UC Student Affairs Committee Chair Aaron D. Chadbourne ’06 said the committee does not want students to deny access to other members of the Harvard community who do not have their swipe cards in hand.
He added that the committee did not want to turn students into vigilante enforcers of the swipe card policy.
“You can envision a situation where it might not be the safest idea to approach or encounter someone,” Chadbourne said. “We don’t want to turn students into HUPD or a security force all of a sudden, but we do want them to be more aware.”
The committee also discussed extending a designated pathway, or a well-lit path that the committee has deemed safe, to the shortcut students use on the south side of Harvard Street to access the Union dorms. A freshman was robbed at gunpoint outside Pennypacker Hall last November, a month after an indecent assault in the same area.
“It is in response to those indecent assaults and I think we’ve made some progress,” Glazer said.
But first among the committee’s goals is to simply increase awareness that such a committee even exists.

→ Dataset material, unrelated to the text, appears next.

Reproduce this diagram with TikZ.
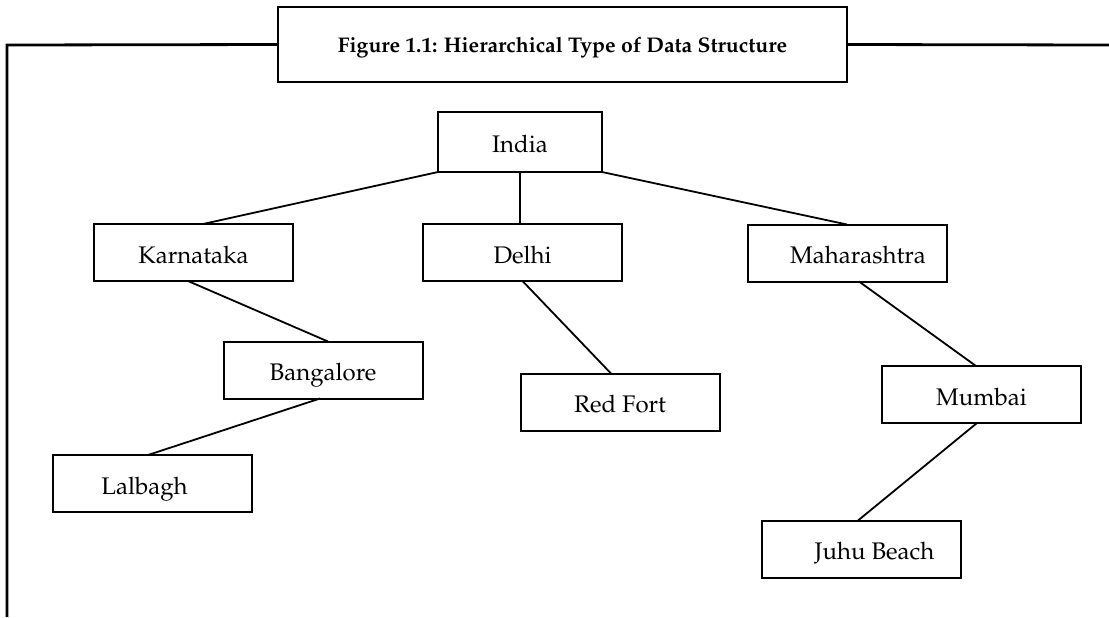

“We have experts in HUPD, Physical Resources, Allied Security and others in the College that we rely on for professional prevention and response,” wrote Associate Dean of the College Judith H. Kidd, who chairs CSC, in an e-mail. “What we want is for the Committee to facilitate an even more responsive two-way communication channel with and for students.”
Associate Dean Judith H. Kidd
-Chair of the Safety Committee
-Time on Committee: Three Semesters
-“My biggest concern is to improve the flow of information between undergraduates and the committee. We want undergradates to know that they have five student representatives on the committee who are there to represent their concerns.”
Chief Francis “Bud” Riley
-Director of Police and Security and Chief of Police
-Time on Committee: Three Semesters
-“We want to inccrease awareness of crime on campus without generating unnecessary fear. On the flip side, we don’t want people to become too complacent either. It’s a tightrope we have to walk. The more information we can provide to the community, the more effective we can be.”